How can I reduce bandwidth usage when web scraping?
Reducing bandwidth lowers costs and improves scraping performance.
1. Block unnecessary resources:
Most pages load resources you don't need:
- Images: Often 60-80% of page size
- Videos and GIFs: Can be massive
- Fonts: Rarely needed for data extraction
- Analytics scripts: Never needed for scraping
- Ads: Pure waste for scrapers
Implementation:
In Puppeteer/Playwright:
await page.setRequestInterception(true);
page.on('request', (req) => {
const resourceType = req.resourceType();
if (['image', 'stylesheet', 'font'].includes(resourceType)) {
req.abort();
} else {
req.continue();
}
});
2. Use the right tool for the job:
- API endpoints: 1-5 KB per request
- HTTP requests (requests/curl): 10-100 KB
- Headless browser with blocking: 100-500 KB
- Full headless browser: 1-10 MB
Always use the simplest approach that works.
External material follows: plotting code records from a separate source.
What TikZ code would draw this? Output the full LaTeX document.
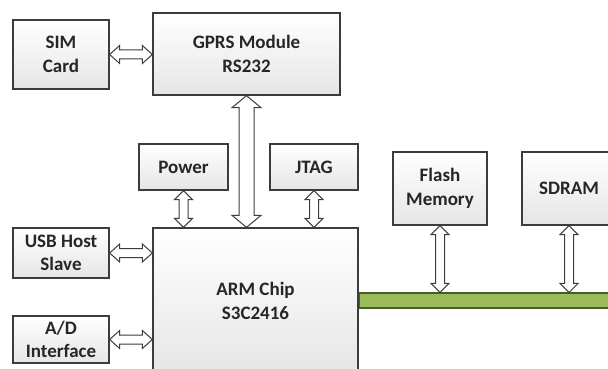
\documentclass[tikz,border=0pt]{standalone}
\usepackage{fontspec}
\setmainfont{Carlito}
\usepackage{tikz}
\usetikzlibrary{calc}
\usetikzlibrary{positioning}

\definecolor{boxline}{HTML}{3C3C3C}
\definecolor{busgreen}{HTML}{9BBB59}
\definecolor{busline}{HTML}{4A5C26}

\tikzset{
  block/.style={draw=boxline, line width=1.3pt, top color=white, bottom color=gray!20,
                align=center, inner sep=0pt, font=\fontsize{19}{23.5}\selectfont\bfseries, text=black!85},
  link/.style={draw=boxline, fill=white, line width=1pt, line join=miter},
  bus/.style={draw=busline, fill=busgreen, line width=1.1pt, inner sep=0pt, minimum height=15pt}
}

% vertical double arrow : top, bottom, half shaft, half head, head length
\newcommand{\varrow}[5]{%
\draw[link] (#1) -- ++(#4,#5) -- ++({#3-#4},0) -- ($(#2)+(#3,-#5)$) -- ++({#4-#3},0) -- (#2)
  -- ++(-#4,-#5) -- ++({#4-#3},0) -- ($(#1)+(-#3,#5)$) -- ++({#3-#4},0) -- cycle ;}
% horizontal double arrow : left, right, half shaft, half head, head length
\newcommand{\harrow}[5]{%
\draw[link] (#1) -- ++(#5,-#4) -- ++(0,{#4-#3}) -- ($(#2)+(-#5,-#3)$) -- ++(0,{#3-#4}) -- (#2)
  -- ++(-#5,#4) -- ++(0,{#3-#4}) -- ($(#1)+(#5,#3)$) -- ++(0,{#4-#3}) -- cycle ;}

\begin{document}
\begin{tikzpicture}[x=1pt, y=-1pt]

\clip (0,0) rectangle (608,369);
\fill[white] (0,0) rectangle (608,369);

% blocks
\node[block, minimum width=96pt,  minimum height=69pt] (sim)   at ( 61.0, 54.5) {SIM\\Card};
\node[block, minimum width=187pt, minimum height=82pt] (gprs)  at (246.5, 54.0) {GPRS Module\\RS232};
\node[block, minimum width=89pt,  minimum height=46pt] (pwr)   at (183.5,167.0) {Power};
\node[block, minimum width=88pt,  minimum height=46pt] (jtag)  at (314.0,167.0) {JTAG};
\node[block, minimum width=205pt, minimum height=146pt] (arm)  at (255.5,301.0) {ARM Chip\\S3C2416};
\node[block, minimum width=96pt,  minimum height=50pt] (usb)   at ( 61.0,253.0) {USB Host\\Slave};
\node[block, minimum width=96pt,  minimum height=47pt] (adc)   at ( 61.0,339.5) {A/D\\Interface};
\node[block, minimum width=94pt,  minimum height=73pt] (flash) at (440.0,188.5) {Flash\\Memory};
\node[block, minimum width=94pt,  minimum height=73pt] (sdram) at (569.0,188.5) {SDRAM};

% system bus
\node[bus, anchor=west, minimum width=260pt] (sysbus) at (arm.east |- 0,300.5) {};

% links
\harrow{sim.east}{sim.east -| gprs.west}{4.5}{9}{10}
\varrow{gprs.south}{gprs.south |- arm.north}{7.5}{14.5}{12}
\varrow{pwr.south}{pwr.south |- arm.north}{4.5}{9}{9}
\varrow{jtag.south}{jtag.south |- arm.north}{4.5}{9}{9}
\harrow{usb.east}{usb.east -| arm.west}{4.5}{9}{10}
\harrow{adc.east}{adc.east -| arm.west}{4.5}{9}{10}
\varrow{flash.south}{flash.south |- sysbus.north}{4.5}{9}{9}
\varrow{sdram.south}{sdram.south |- sysbus.north}{4.5}{9}{9}

\end{tikzpicture}
\end{document}
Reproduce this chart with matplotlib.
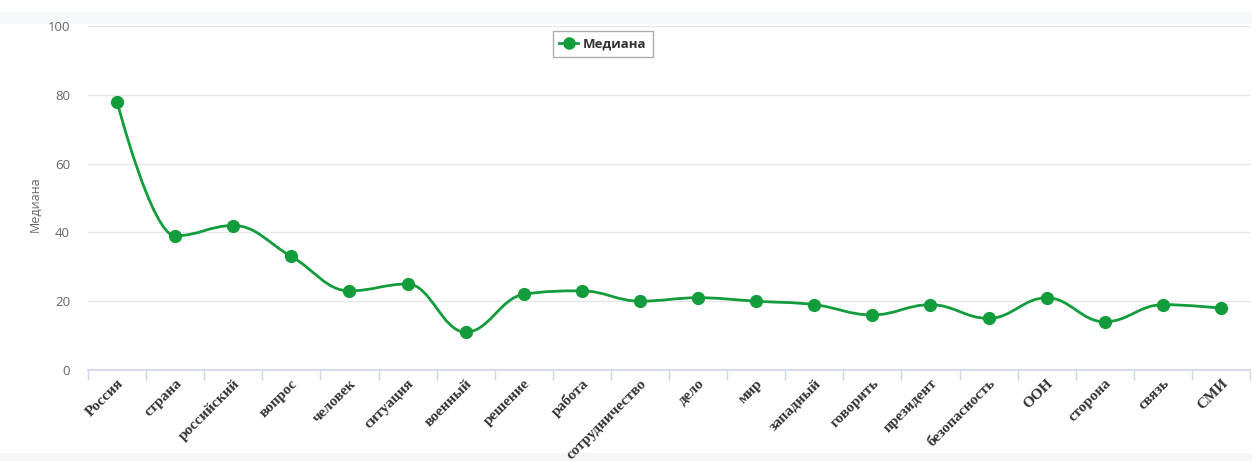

3. Implement smart caching:
- Cache static resources (CSS, JS)
- Store already-scraped pages
- Use conditional requests (If-Modified-Since headers)
- Implement database lookups before re-scraping
4. Compress requests and responses:
Most servers support gzip/brotli compression:
headers = {'Accept-Encoding': 'gzip, deflate, br'}
This can reduce text content by 70-90%.
5. Scrape only what you need:
- Don't load the homepage if you just need product pages
- Use direct URLs when possible
- Skip unnecessary navigation steps
6. Optimize retry logic:
- Implement exponential backoff
- Don't retry on 404s (permanent failures)
- Set reasonable timeout limits
Real-world impact:
A typical optimization workflow reduces bandwidth by 80-95%, turning a $10,000/month project into $500-2,000/month.